Critics were split on Jennifer’s Body, but when Kusama re-entered the horror scene two years ago with The Invitation, they were unanimously hooked. Written by Kusama’s own husband Phil Hay, The Invitation mirrors that Matryoshka doll approach to storytelling that Jennifer’s Body did, bundling what’s ultimately a tale of cult mentality, paranoia, and the need to be polite in an exterior narrative that explores the disintegrated relationship one man (Will, played by Logan Marshall-Green) has with his ex-wife and the pain he feels after losing his young son. Kusama’s direction of Hay’s script leaves the viewer constantly guessing what will happen next, even after the climax smashes across the screen and the answers are sprawled out plain to see.

Recently, Kusama took the reins for XX, the all-female horror anthology that stitches together a series of horror so emotionally affecting, it’s not hard to believe it was borne from a woman’s mind. Her piece, titled “Her Only Living Son,” joins Jovanka Vuckovic’s “The Box,” Annie Clark’s (also known as St. Vincent) “The Birthday Party,” and Roxanne Benjamin’s “Don’t Fall” for a heart-stopping collection that takes the foundation of horror, cracks it, and fills it with tales of mother-son relations, mental illness, disorderly behavior, and male privilege in the modern day. Like each of the films from the directors aforementioned, this one isn’t simply horror for the sake of horror, it’s so much more.
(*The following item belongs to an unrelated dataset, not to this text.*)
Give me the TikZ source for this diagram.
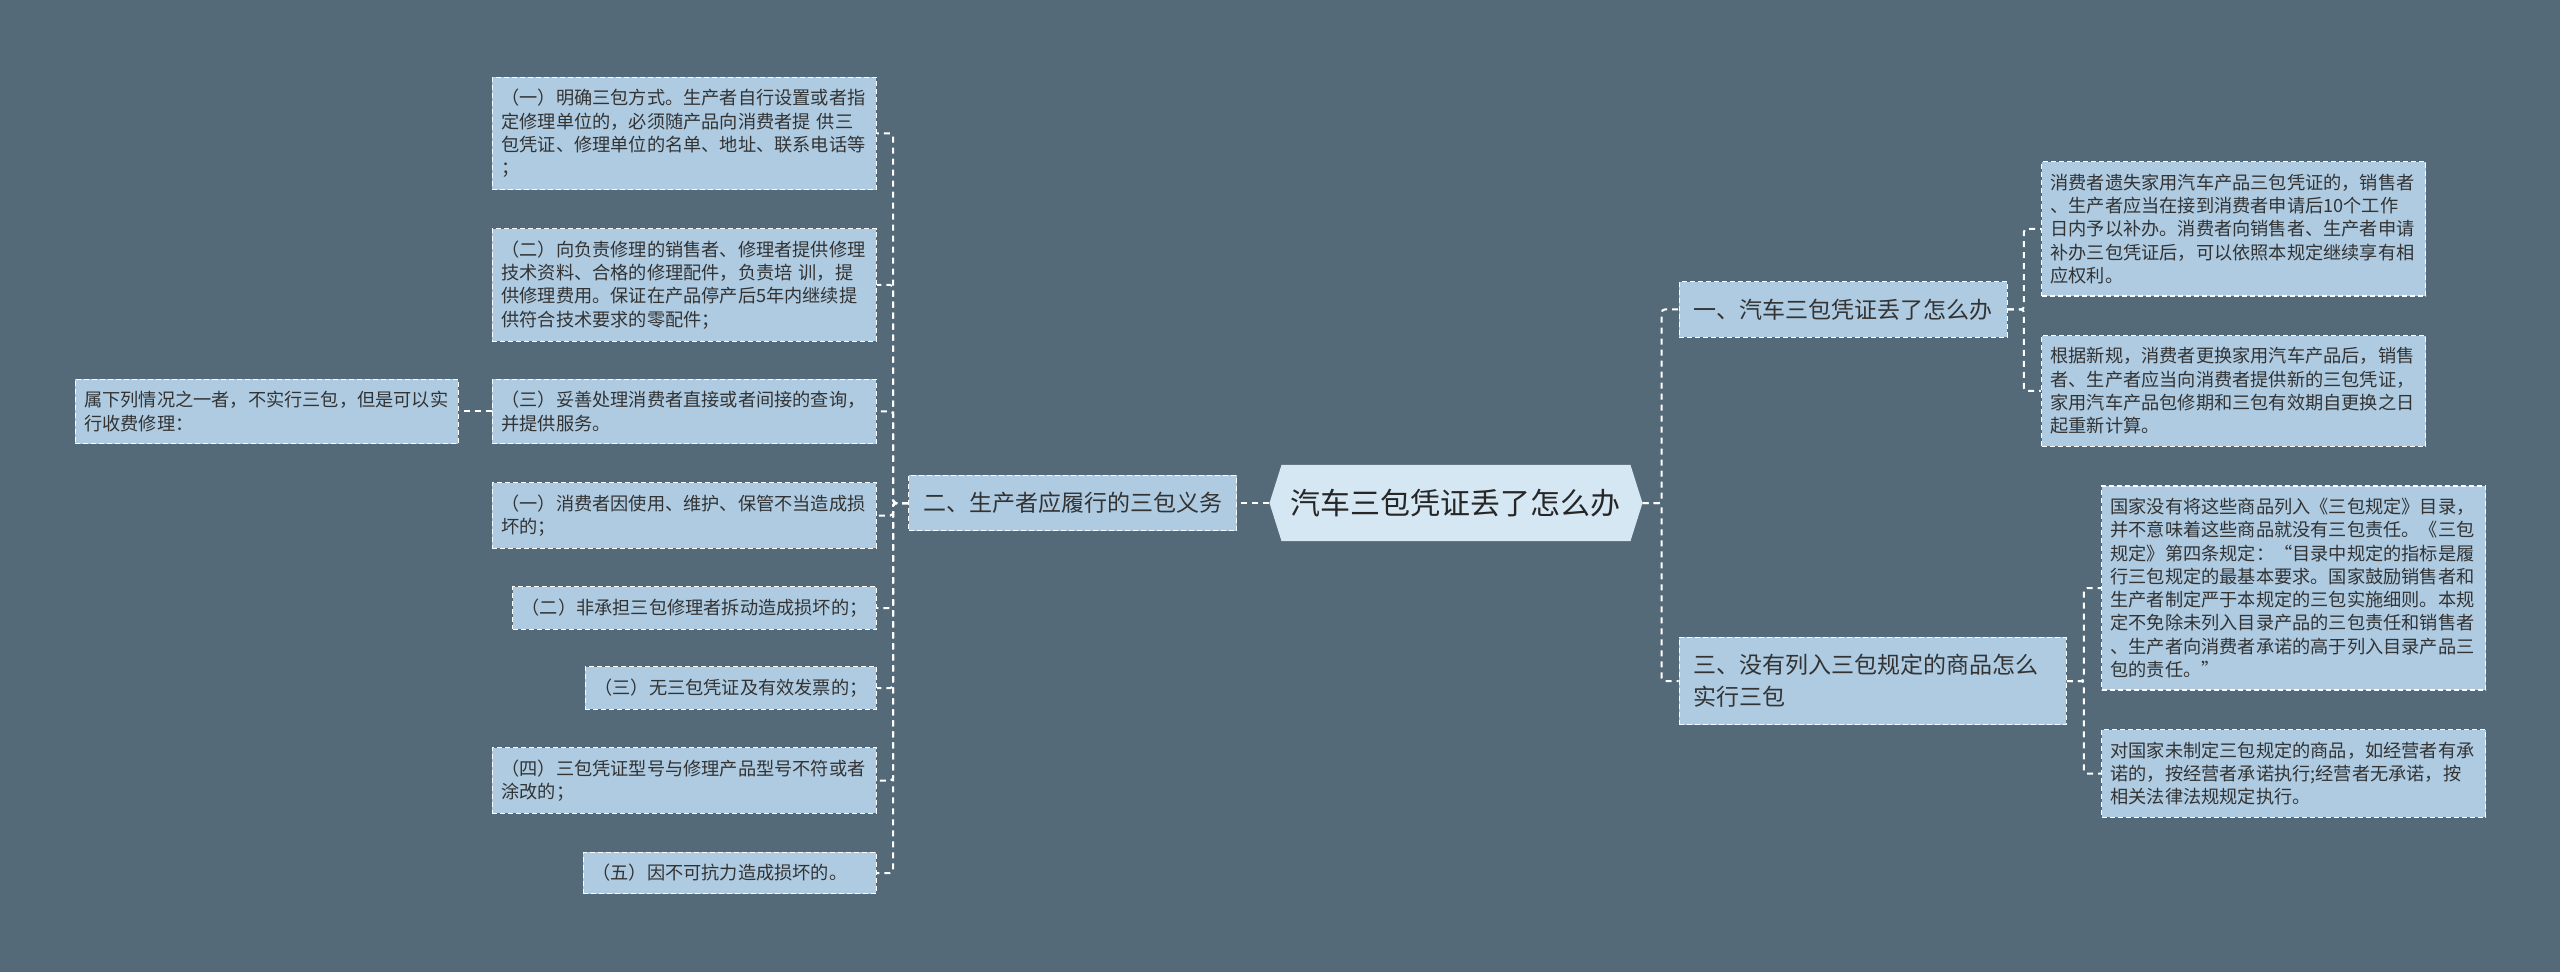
\documentclass[tikz,border=0pt]{standalone}
\usepackage{fontspec}
\setmainfont{Noto Sans CJK SC}
\usetikzlibrary{positioning}
\usetikzlibrary{shapes.symbols}

\definecolor{slatebg}{HTML}{546A79}
\definecolor{paleblue}{HTML}{AECBE1}
\definecolor{rootblue}{HTML}{D4E7F3}
\definecolor{inkgray}{HTML}{333333}

\tikzset{
    leaf/.style={
        rectangle,
        draw=white,
        dash pattern=on 5pt off 3pt,
        line width=1.2pt,
        fill=paleblue,
        text=inkgray,
        align=left,
        inner xsep=9pt,
        inner ysep=12pt,
        font=\fontsize{18.2}{23.3}\selectfont
    },
    wide/.style={text width=366pt},
    branch/.style={
        leaf,
        inner xsep=14.5pt,
        inner ysep=17pt,
        font=\fontsize{23}{31.7}\selectfont
    },
    rootbox/.style={
        signal,
        signal to=west and east,
        signal pointer angle=145,
        fill=rootblue,
        text=black!85,
        minimum width=373pt,
        minimum height=76pt,
        font=\fontsize{30}{36}\selectfont
    },
    link/.style={
        draw=white,
        line width=2pt,
        dash pattern=on 6pt off 5pt,
        rounded corners=3pt
    }
}

\begin{document}
\begin{tikzpicture}
    % Background
    \fill[slatebg] (-1456pt,503pt) rectangle (1104pt,-469pt);

    % Root
    \node (root) [rootbox] {汽车三包凭证丢了怎么办};

    % Left branch: duties of the producer
    \node (duty) [branch, left=32pt of root] {二、生产者应履行的三包义务};
    \coordinate (dutyfork) at ([xshift=-15pt]duty.west);

    \node (duty1) [leaf, wide, left=31pt of duty, yshift=369.5pt] {（一）明确三包方式。生产者自行设置或者指\\定修理单位的，必须随产品向消费者提 供三\\包凭证、修理单位的名单、地址、联系电话等\\；};
    \node (duty2) [leaf, wide, left=31pt of duty, yshift=218pt] {（二）向负责修理的销售者、修理者提供修理\\技术资料、合格的修理配件，负责培 训，提\\供修理费用。保证在产品停产后5年内继续提\\供符合技术要求的零配件；};
    \node (duty3) [leaf, wide, left=31pt of duty, yshift=91.5pt] {（三）妥善处理消费者直接或者间接的查询，\\并提供服务。};
    \node (duty4) [leaf, wide, left=31pt of duty, yshift=-12.5pt] {（一）消费者因使用、维护、保管不当造成损\\坏的；};
    \node (duty5) [leaf, left=31pt of duty, yshift=-105pt] {（二）非承担三包修理者拆动造成损坏的；};
    \node (duty6) [leaf, left=31pt of duty, yshift=-185pt] {（三）无三包凭证及有效发票的；};
    \node (duty7) [leaf, wide, left=31pt of duty, yshift=-277.5pt] {（四）三包凭证型号与修理产品型号不符或者\\涂改的；};
    \node (duty8) [leaf, text width=275pt, left=31pt of duty, yshift=-370pt] {（五）因不可抗力造成损坏的。};

    % Exemption note
    \node (exempt) [leaf, text width=365pt, left=33pt of duty3] {属下列情况之一者，不实行三包，但是可以实\\行收费修理：};

    % Right branches
    \coordinate (rootfork) at ([xshift=19pt]root.east);
    \node (lost) [branch, right=36pt of root, yshift=193.5pt] {一、汽车三包凭证丢了怎么办};
    \node (unlisted) [branch, text width=358pt, right=36pt of root, yshift=-178pt] {三、没有列入三包规定的商品怎么\\实行三包};
    \coordinate (lostfork) at ([xshift=16pt]lost.east);
    \coordinate (unlistedfork) at ([xshift=17pt]unlisted.east);

    \node (lost1) [leaf, wide, right=33pt of lost, yshift=80.5pt] {消费者遗失家用汽车产品三包凭证的，销售者\\、生产者应当在接到消费者申请后10个工作\\日内予以补办。消费者向销售者、生产者申请\\补办三包凭证后，可以依照本规定继续享有相\\应权利。};
    \node (lost2) [leaf, wide, right=33pt of lost, yshift=-81.5pt] {根据新规，消费者更换家用汽车产品后，销售\\者、生产者应当向消费者提供新的三包凭证，\\家用汽车产品包修期和三包有效期自更换之日\\起重新计算。};

    \node (unlisted1) [leaf, wide, right=34pt of unlisted, yshift=93pt] {国家没有将这些商品列入《三包规定》目录，\\并不意味着这些商品就没有三包责任。《三包\\规定》第四条规定：“目录中规定的指标是履\\行三包规定的最基本要求。国家鼓励销售者和\\生产者制定严于本规定的三包实施细则。本规\\定不免除未列入目录产品的三包责任和销售者\\、生产者向消费者承诺的高于列入目录产品三\\包的责任。”};
    \node (unlisted2) [leaf, wide, right=34pt of unlisted, yshift=-92.5pt] {对国家未制定三包规定的商品，如经营者有承\\诺的，按经营者承诺执行;经营者无承诺，按\\相关法律法规规定执行。};

    % Connectors
    \draw[link] (root.west) -- (duty.east);
    \foreach \n in {duty1,duty2,duty3,duty4,duty5,duty6,duty7,duty8}
        \draw[link] (duty.west) -- (dutyfork) |- (\n.east);
    \draw[link] (duty3.west) -- (exempt.east);

    \foreach \n in {lost,unlisted}
        \draw[link] (root.east) -- (rootfork) |- (\n.west);
    \foreach \n in {lost1,lost2}
        \draw[link] (lost.east) -- (lostfork) |- (\n.west);
    \foreach \n in {unlisted1,unlisted2}
        \draw[link] (unlisted.east) -- (unlistedfork) |- (\n.west);
\end{tikzpicture}
\end{document}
Whether or not the growing presence of female directors in the horror cinema scape is a sign that the gender of the genre is shifting, these four women are undoubtedly leading a charge into further greatness and continued expansion. They’ve taken that IKEA wardrobe that may have had a backwards knob, a lopsided drawer, an in-turned leg the first time around and broken it down, grabbed a hammer and a bunch of nails and a pamphlet of instructions written in a dozen different languages, and built it back up stronger than before. And in an age where the world delivers worries to your doorstep like clothes you forgot you ordered, that newly constructed wardrobe becomes a place to put them, offering a reminder that long-needed change is coming — in cinema and in life alike.